Ortiz sponsored a successful bill in 2002, SB 253, which explicitly legalized stem-cell research in California. She said the bill was inspired by two events. The more well known was President George W. Bush’s August 2001 decree that limited federally funded stem-cell research to “existing lines.” The second was a subsequent attempt by Senator Sam Brownback, R-Kansas, to pass a bill that would criminalize not only stem-cell research, but also U.S. citizens seeking stem-cell therapies in other countries. Ortiz said it was important to take strong action in order to make sure the nation’s stem-cell researchers did not all flee to stem-cell hot spots overseas, such as Korea, Singapore, and the United Kingdom.
“California has played an important role in preventing international migration,” Levine said. “Given a choice, most scientists would prefer to stay in the country.”
More recently, Ortiz has become known for her battles with California’s top stem-cell official, Robert Klein, over her efforts to increase government oversight of the state’s new stem-cell agency. Klein was the main force behind Proposition 71 and is now chairman of the Independent Citizens’ Oversight Committee for the California Institute for Regenerative Medicine.
Klein noted that the two other states with a disproportionate amount of stem-cell jobs were New Jersey and Massachusetts, which have pledged $390 million and $100 million, respectively.
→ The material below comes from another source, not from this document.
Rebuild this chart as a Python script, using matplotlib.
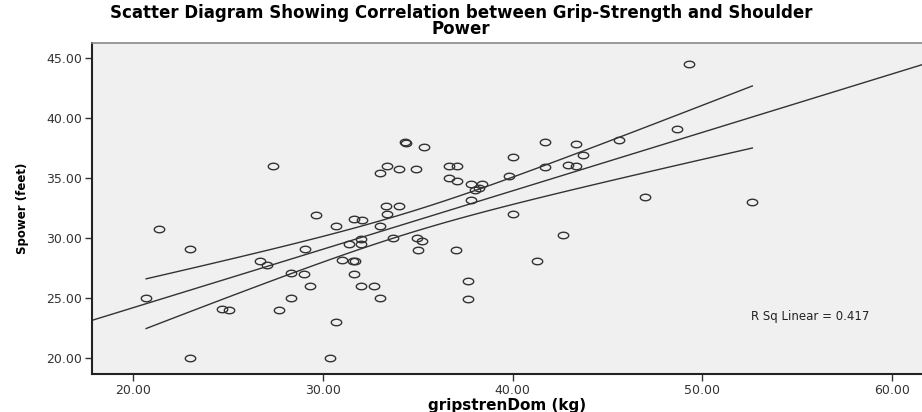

He also said that even without the Proposition 71 money, researchers in California have access to $200 million in mostly private funding.
“You see a tremendous disparity between states that have supportive legislation and states that have stable, long-term sources of funding,” Klein said.
UCSF’s Kriegstein said that Proposition 71 could prove to be a tremendous boon to researchers. But, in the meantime, he said they have been ramping up with private money, much of it from high-tech sources. This includes $5 million from Intel co-founder Andy Grove and $16 million from Ray Dolby, founder of Dolby Labs.
Such aggressive fund raising is necessary, partially because Bush’s “existing line” policy is making it more expensive for them to do stem-cell research, even without federal money, Kriegstein said. They generally are barred from using equipment and buildings paid for with National Institutes of Health money for research, forcing them to develop new facilities.
“I can be done–provided you want to scrupulously account for every single expense,” Kriegstein said. “We decided that would be a nightmare to do.”